The GLU (Gated Linear Unit) operation in ggml’s Vulkan backend assumes contiguous tensors, but VoxCPM’s architecture produces non-contiguous ones at this point. This isn’t a hardware issue — it would crash the same way on any Vulkan GPU. It’s an upstream ggml limitation that will presumably be fixed eventually.

ROCm I didn’t attempt for VoxCPM specifically. My OmniVoice and Fish Audio experiments already documented the full state of play: ROCm 6.x stable wheels lack gfx1151, ROCm 7.0 nightlies have the target but segfault, and the Docker ROCm container works but puts the iGPU roughly on par with CPU for these TTS workloads due to the shared memory architecture. There’s no reason to expect VoxCPM2 would behave differently.
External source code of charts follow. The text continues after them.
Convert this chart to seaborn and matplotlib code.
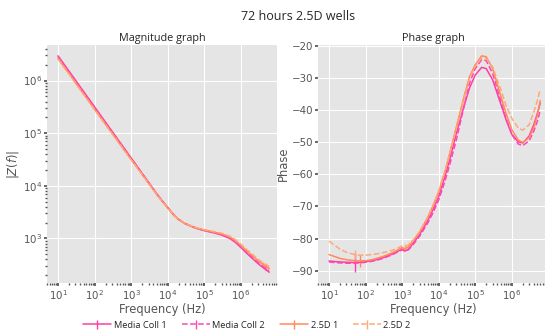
import numpy as np
import pandas as pd
import matplotlib
matplotlib.use("Agg")
import matplotlib.pyplot as plt
import seaborn as sns

# ---------------- data ----------------
freq = [10, 15, 20, 30, 50, 70, 100, 150, 200, 300, 500, 700,
        1000, 1200, 1500, 2000, 3000, 5000, 7000,
        1e4, 1.5e4, 2e4, 3e4, 5e4, 7e4,
        1e5, 1.5e5, 2e5, 3e5, 5e5, 7e5,
        1e6, 1.5e6, 2e6, 3e6, 4e6, 5e6, 6e6]

series_names = ["Media Coll 1", "Media Coll 2", "2.5D 1", "2.5D 2"]

mag_mc1 = [2.95e6, 1.99e6, 1.507e6, 1.016e6, 6.19e5, 4.47e5, 3.16e5, 2.13e5, 1.61e5, 1.09e5, 6.64e4, 4.79e4,
           3.39e4, 2.84e4, 2.29e4, 1.73e4, 1.17e4, 7.11e3, 5.26e3,
           3.89e3, 2.75e3, 2.29e3, 1.91e3, 1.64e3, 1.51e3,
           1.41e3, 1.32e3, 1.26e3, 1.16e3, 1.0e3, 851,
           676, 513, 427, 331, 282, 251, 229]
mag_mc2 = [2.89e6, 1.95e6, 1.48e6, 9.96e5, 6.07e5, 4.38e5, 3.1e5, 2.09e5, 1.58e5, 1.07e5, 6.52e4, 4.71e4,
           3.33e4, 2.8e4, 2.26e4, 1.71e4, 1.16e4, 7.05e3, 5.23e3,
           3.88e3, 2.76e3, 2.31e3, 1.93e3, 1.66e3, 1.53e3,
           1.43e3, 1.34e3, 1.28e3, 1.19e3, 1.03e3, 880,
           703, 535, 447, 348, 298, 267, 247]
mag_25d1 = [2.66e6, 1.79e6, 1.36e6, 9.16e5, 5.59e5, 4.04e5, 2.86e5, 1.94e5, 1.47e5, 1.0e5, 6.14e4, 4.45e4,
            3.18e4, 2.68e4, 2.17e4, 1.65e4, 1.12e4, 6.88e3, 5.12e3,
            3.81e3, 2.72e3, 2.29e3, 1.92e3, 1.66e3, 1.54e3,
            1.44e3, 1.36e3, 1.3e3, 1.22e3, 1.07e3, 920,
            745, 572, 482, 378, 325, 292, 270]
mag_25d2 = [2.56e6, 1.73e6, 1.32e6, 8.9e5, 5.45e5, 3.95e5, 2.8e5, 1.9e5, 1.44e5, 9.85e4, 6.05e4, 4.39e4,
            3.14e4, 2.65e4, 2.15e4, 1.64e4, 1.115e4, 6.86e3, 5.11e3,
            3.8e3, 2.72e3, 2.3e3, 1.93e3, 1.68e3, 1.56e3,
            1.47e3, 1.39e3, 1.34e3, 1.26e3, 1.11e3, 960,
            785, 605, 512, 402, 347, 315, 293]

ph_mc1 = [-87.0, -87.2, -87.3, -87.4, -87.5, -87.4, -87.2, -86.9, -86.6, -86.0, -85.0, -84.2,
          -83.3, -83.9, -83.3, -81.5, -78.8, -74.5, -71.0,
          -67.0, -60.5, -55.5, -47.5, -38.5, -33.0,
          -29.0, -26.6, -27.0, -30.5, -38.0, -43.0,
          -47.5, -49.8, -50.2, -48.0, -44.5, -41.0, -37.8]
ph_mc2 = [-87.3, -87.5, -87.6, -87.7, -87.7, -87.6, -87.4, -87.1, -86.8, -86.2, -85.2, -84.4,
          -83.5, -84.0, -83.5, -81.9, -79.3, -75.2, -72.0,
          -68.0, -62.0, -57.0, -49.5, -38.5, -31.5,
          -27.0, -24.2, -24.5, -28.5, -37.0, -42.5,
          -47.5, -50.5, -51.0, -49.5, -46.5, -43.5, -40.0]
ph_25d1 = [-85.0, -85.7, -86.2, -86.6, -86.9, -87.0, -86.9, -86.6, -86.2, -85.6, -84.6, -83.8,
           -82.8, -83.2, -82.6, -80.8, -78.0, -73.5, -69.8,
           -65.5, -59.0, -53.5, -45.5, -35.5, -29.5,
           -25.8, -23.0, -23.3, -27.0, -35.5, -41.0,
           -46.0, -49.3, -50.0, -48.5, -45.5, -41.5, -37.0]
ph_25d2 = [-80.8, -82.3, -83.3, -84.3, -85.0, -85.2, -85.2, -85.0, -84.8, -84.4, -83.8, -83.2,
           -82.3, -82.6, -82.0, -80.5, -77.8, -73.3, -69.6,
           -65.2, -58.8, -53.5, -46.0, -36.0, -30.0,
           -26.3, -23.6, -23.8, -26.5, -33.5, -38.5,
           -42.5, -45.5, -46.2, -44.5, -40.5, -37.0, -33.4]

# error bars (mostly zero)
err_ph_mc1 = [0, 0, 0, 0, 3.0] + [0] * 33
err_ph_mc2 = [0] * 38
err_ph_25d1 = [0, 0, 0, 0, 0, 2.0] + [0] * 32
err_ph_25d2 = [0, 0, 0, 0, 1.5] + [0] * 8 + [1.0, 1.0] + [0] * 23
err_mag_mc1 = [0] * 38
err_mag_mc2 = [0] * 36 + [12, 0]
err_mag_25d1 = [0] * 36 + [15, 0]
err_mag_25d2 = [0] * 35 + [15, 20, 0]

colors = ["#FF3FA0", "#FF45B8", "#FF8A5C", "#FFA878"]
styles = ["-", "--", "-", "--"]

mags = [mag_mc1, mag_mc2, mag_25d1, mag_25d2]
phases = [ph_mc1, ph_mc2, ph_25d1, ph_25d2]
mag_errs = [err_mag_mc1, err_mag_mc2, err_mag_25d1, err_mag_25d2]
ph_errs = [err_ph_mc1, err_ph_mc2, err_ph_25d1, err_ph_25d2]

# ---------------- style ----------------
sns.set_theme(style="darkgrid", rc={
    "axes.facecolor": "#E5E5E5",
    "grid.color": "white",
    "grid.linewidth": 0.8,
    "xtick.bottom": True,
    "ytick.left": True,
    "xtick.major.size": 2,
    "xtick.minor.size": 1.2,
    "ytick.major.size": 2,
    "ytick.minor.size": 1.2,
    "xtick.color": "#555555",
    "ytick.color": "#555555",
    "xtick.labelcolor": "#555555",
    "ytick.labelcolor": "#555555",
    "axes.labelcolor": "#555555",
    "xtick.major.pad": 1.5,
    "ytick.major.pad": 1.5,
})
plt.rcParams["font.family"] = ["DejaVu Sans"]

fig = plt.figure(figsize=(5.45, 3.35), dpi=100)
ax1 = fig.add_axes([47 / 545, 52 / 335, 230 / 545, 238 / 335])
ax2 = fig.add_axes([318 / 545, 52 / 335, 230 / 545, 238 / 335])

handles = []
for i, name in enumerate(series_names):
    ax1.errorbar(freq, mags[i], yerr=mag_errs[i], color=colors[i], ls=styles[i],
                 lw=1.1, elinewidth=1.0, capsize=0)
    h = ax2.errorbar(freq, phases[i], yerr=ph_errs[i], color=colors[i], ls=styles[i],
                     lw=1.1, elinewidth=1.0, capsize=0, label=name)
    handles.append(h)

for ax in (ax1, ax2):
    ax.set_xscale("log")
    ax.set_xlim(5, 9.8e6)
    ax.tick_params(axis="both", which="major", labelsize=7.4)
    ax.set_xlabel("Frequency (Hz)", fontsize=8.3, labelpad=1)
    ax.grid(True, which="major")
    ax.grid(False, which="minor")
    for s in ax.spines.values():
        s.set_visible(False)

ax1.set_yscale("log")
ax1.set_ylabel("$|Z(f)|$", fontsize=8.3, labelpad=1)
ax2.set_ylabel("Phase", fontsize=8.3, labelpad=1)

ax1.set_title("Magnitude graph", fontsize=7.8, family="Open Sans", pad=3)
ax2.set_title("Phase graph", fontsize=7.8, family="Open Sans", pad=3)
fig.suptitle("72 hours 2.5D wells", fontsize=9, family="Open Sans", x=298 / 545, y=1 - 16 / 335,
             va="center")

fig.legend(handles=handles, labels=series_names, loc="center", ncol=4, frameon=False,
           bbox_to_anchor=(247 / 545, 1 - 325 / 335), prop={"family": "Open Sans", "size": 6.7},
           handlelength=3.0, handletextpad=0.3, columnspacing=1.6)

fig.savefig("out.png", dpi=100)
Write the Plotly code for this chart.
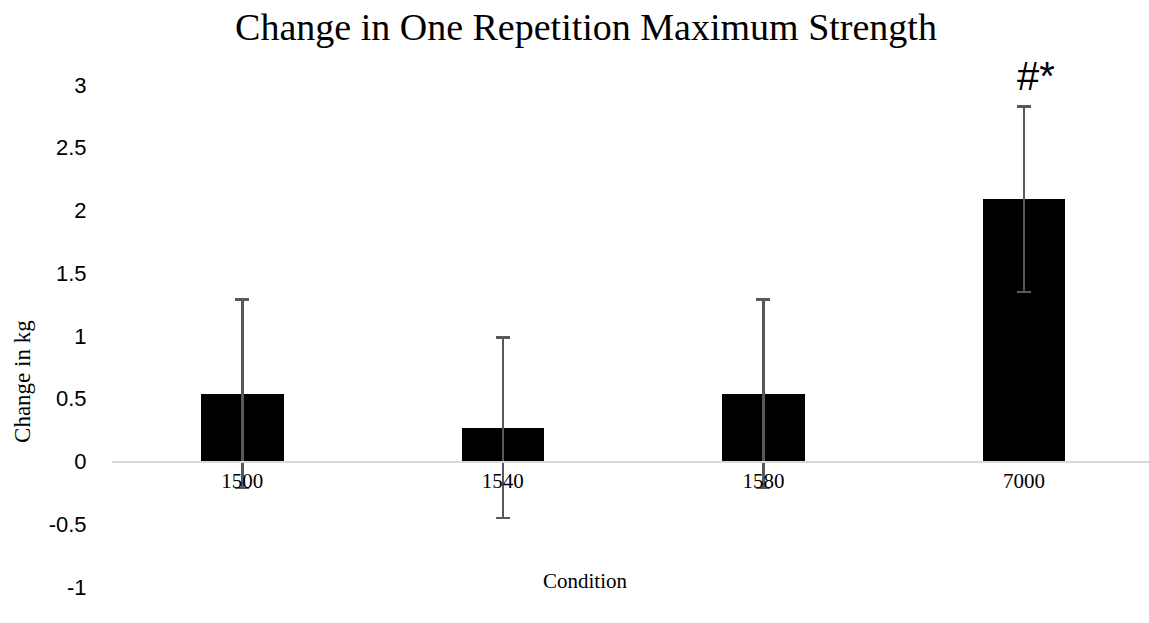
import plotly.graph_objects as go

categories = ["1500", "1540", "1580", "7000"]
values = [0.54, 0.27, 0.54, 2.09]
errors = [0.75, 0.72, 0.75, 0.74]
sig_labels = ["", "", "", "#*"]
y_ticks = [-1, -0.5, 0, 0.5, 1, 1.5, 2, 2.5, 3]

title_text = "Change in One Repetition Maximum Strength"
x_title = "Condition"
y_title = "Change in kg"

serif = "Liberation Serif, Times New Roman, serif"
sans = "Liberation Sans, Arial, sans-serif"

y_min, y_max = -1, 3

fig = go.Figure()
fig.add_trace(go.Bar(
    x=categories, y=values, width=0.317,
    marker=dict(color="black", line=dict(width=0)),
    error_y=dict(type="data", array=errors, visible=True,
                 color="#595959", thickness=2.5, width=7),
    showlegend=False,
))

for i, (v, e, s) in enumerate(zip(values, errors, sig_labels)):
    if s:
        fig.add_annotation(x=i, y=v + e, text=s, showarrow=False,
                           xshift=12, yshift=30,
                           font=dict(family=sans, size=40, color="black"))

fig.add_annotation(xref="paper", yref="paper", x=0.457, y=0.012,
                   text=x_title, showarrow=False, xanchor="center", yanchor="middle",
                   font=dict(family=serif, size=21, color="black"))
fig.add_annotation(xref="paper", yref="paper", x=-0.087, y=0.41,
                   text=y_title, showarrow=False, textangle=-90,
                   xanchor="center", yanchor="middle",
                   font=dict(family=serif, size=23, color="black"))

fig.update_layout(
    width=1149, height=623,
    margin=dict(l=112, r=0, t=85, b=36),
    paper_bgcolor="white", plot_bgcolor="white",
    title=dict(text=title_text, x=0.51, xanchor="center", y=0.957, yanchor="middle",
               font=dict(family=serif, size=38, color="black")),
    bargap=0,
    xaxis=dict(
        type="category", range=[-0.5, 3.48],
        showgrid=False, zeroline=False,
        showline=True, linecolor="#d9d9d9", linewidth=2,
        anchor="free", position=(0 - y_min) / (y_max - y_min),
        ticks="", tickfont=dict(family=serif, size=21, color="black"),
    ),
    yaxis=dict(
        range=[y_min, y_max], tickvals=y_ticks,
        ticktext=[f"{t:g}" for t in y_ticks],
        showgrid=False, zeroline=False, showline=False,
        ticks="outside", ticklen=20, tickcolor="rgba(0,0,0,0)",
        tickfont=dict(family=sans, size=22, color="black"),
    ),
)

fig.write_html("out.html")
VoxCPM vs OmniVoice on This Machine

Since I’ve now benchmarked OmniVoice and VoxCPM on the same hardware, here’s how they compare:

ModelConfigRTFLanguagesOutput Rate
OmniVoice8 steps, voice design0.56600+16 kHz
OmniVoice8 steps, voice clone1.52600+16 kHz
VoxCPM.cpp (1.5)Q8_0, 10 timesteps1.23244.1 kHz
VoxCPM2 Python5 timesteps1.06–1.253048 kHz
VoxCPM2 Python10 timesteps1.58–1.933048 kHz

OmniVoice’s voice design mode is unbeatable for raw speed — faster than real-time at 0.56 RTF. But VoxCPM2 at reduced timesteps is competitive with OmniVoice’s clone mode while offering voice design from text descriptions, 30-language support, and dramatically higher output quality at 48kHz.

Practical Takeaway

VoxCPM2 is genuinely usable for near-real-time TTS on a high-end CPU without any GPU acceleration. The Python package with 5 diffusion timesteps is the sweet spot for most use cases — you get the full feature set (multilingual, voice design, cloning) with an RTF barely above 1.0. For raw speed on English and Chinese, VoxCPM.cpp with the VoxCPM1.5 Q8_0 GGUF model at under 1 GB is hard to beat.

The Vulkan path is tantalizingly close — the GPU initializes, the device is detected, cooperative matrices are ready — but until ggml fixes the GLU contiguity assertion, CPU is the only option. I’ll be watching that repo.